It’s not as big as the Taj Mahal in India, but a little church in the desert north of Yuma was also built for the same reason — in memory of one man’s beloved companion. The Taj was erected between 1632 and 1654 near Agra, India, as a mausoleum for Mumtaz-I-Mahal, a favorite wife of Mogul emperor Shah Jahan. It stands about 330 feet tall at its highest points and features a massive double dome sitting atop a 260-foot pinnacle. An estimated 20,000 men worked on the project.
Yuma area farmer Loren Pratt’s tribute to his late wife, Lois, is a tiny wooden chapel that sits on a flat spot in the middle of his cotton and lettuce fields. The building stands about 15 feet tall and can seat six to eight people. With the help of friends and relatives, Pratt constructed it in a few months in 1966.

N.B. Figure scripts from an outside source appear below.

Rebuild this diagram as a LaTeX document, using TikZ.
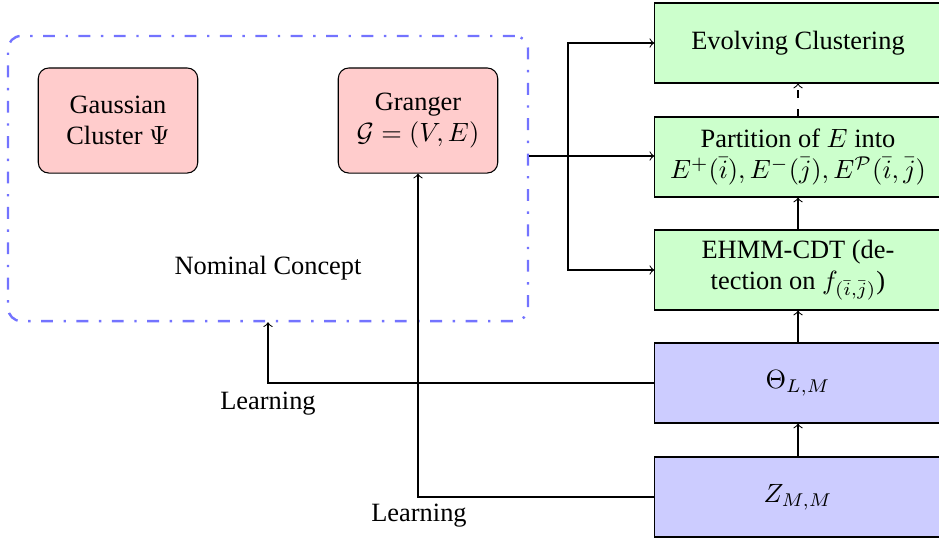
\documentclass[tikz,border=0pt]{standalone}
\usepackage{fontspec}
\setmainfont{Liberation Serif}
\usetikzlibrary{calc}
\begin{document}
\begin{tikzpicture}[x=0.37879pt, y=-0.37879pt,
  concept/.style={draw, rounded corners=4pt, fill=red!20, align=center,
    minimum width=60.4pt, minimum height=39.8pt, inner sep=2pt},
  stage/.style={draw, fill=green!20, align=center,
    minimum width=108.5pt, minimum height=30.3pt, inner sep=2pt},
  source/.style={draw, fill=blue!20, align=center,
    minimum width=108.5pt, minimum height=30.3pt, inner sep=2pt},
  nominal/.style={draw=blue!55, line width=0.9pt,
    dash pattern=on 4.5pt off 4pt on 0.9pt off 4pt, rounded corners=5pt,
    minimum width=197pt, minimum height=108pt},
  link/.style={->}
]
\useasboundingbox (0,0) rectangle (939,541);

% grouping frame and its label
\node[nominal] (nom) at (268,178.5) {};
\node (nomlabel) at (268,268) {Nominal Concept};

% concepts inside the frame
\node[concept] (gauss) at (118,120.5) {Gaussian\\Cluster $\Psi$};
\node[concept] (granger) at (418,120.5) {Granger\\$\mathcal{G}=(V,E)$};

% processing chain on the right
\node[stage] (evo)  at (798,43)  {Evolving Clustering};
\node[stage] (part) at (798,157) {Partition of $E$ into\\$E^{+}(\bar{i}),E^{-}(\bar{j}),E^{\mathcal{P}}(\bar{i},\bar{j})$};
\node[stage] (ehmm) at (798,270) {EHMM-CDT (de-\\tection on $f_{(\bar{i},\bar{j})}$)};
\node[source] (theta) at (798,383) {$\Theta_{L,M}$};
\node[source] (zmm)   at (798,497) {$Z_{M,M}$};

% chain arrows
\draw[link] (zmm) -- (theta);
\draw[link] (theta) -- (ehmm);
\draw[link] (ehmm) -- (part);
\draw[link, dash pattern=on 3pt off 4pt] (part) -- (evo);

% fan-out from the frame
\coordinate (split) at (568,156);
\draw (nom.east |- split) -- (split);
\draw[link] (split) |- (evo.west);
\draw[link] (split) -- (split -| part.west);
\draw[link] (split) |- (ehmm.west);

% learning feedback
\draw[link] (theta.west) -| (nom.south);
\draw[link] (zmm.west) -| (granger.south);
\node (learn1) at (268,404) {Learning};
\node (learn2) at (419,516) {Learning};
\end{tikzpicture}
\end{document}
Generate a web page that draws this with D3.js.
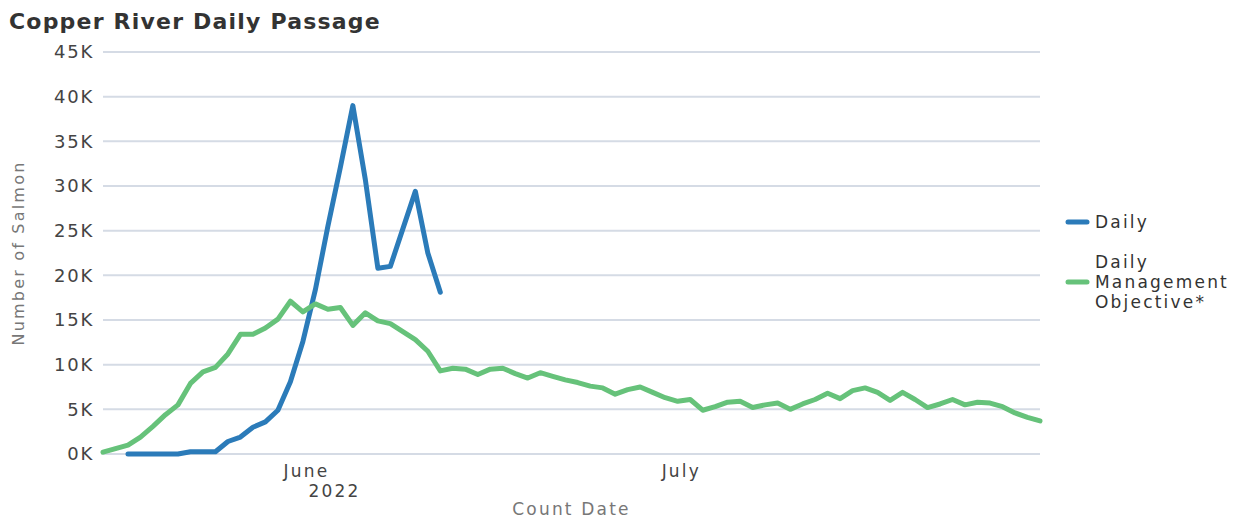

Most communities adorn their water towers and tanks with either the town’s name or first initial, but in Yuma they opted for something more artistic — a giant tryptich that spreads across the city’s three huge water tanks. The city council received gallons of flak when it approved the $50,000 project in 1999, but the criticism died down a year later when the work received an award from the Governor’s Pride in Arizona Committee.
About 20 miles up the Gila River from Yuma, the community of Dome basks in the desert sun. It’s pretty quiet around here these days—a far cry from that prosperous time in the late 1850s when the boisterous boom town of Gila City boasted some thousand rough and tumble prospectors. It was Arizona’s first gold strike, and the town set the style for other mining camps over the next few years.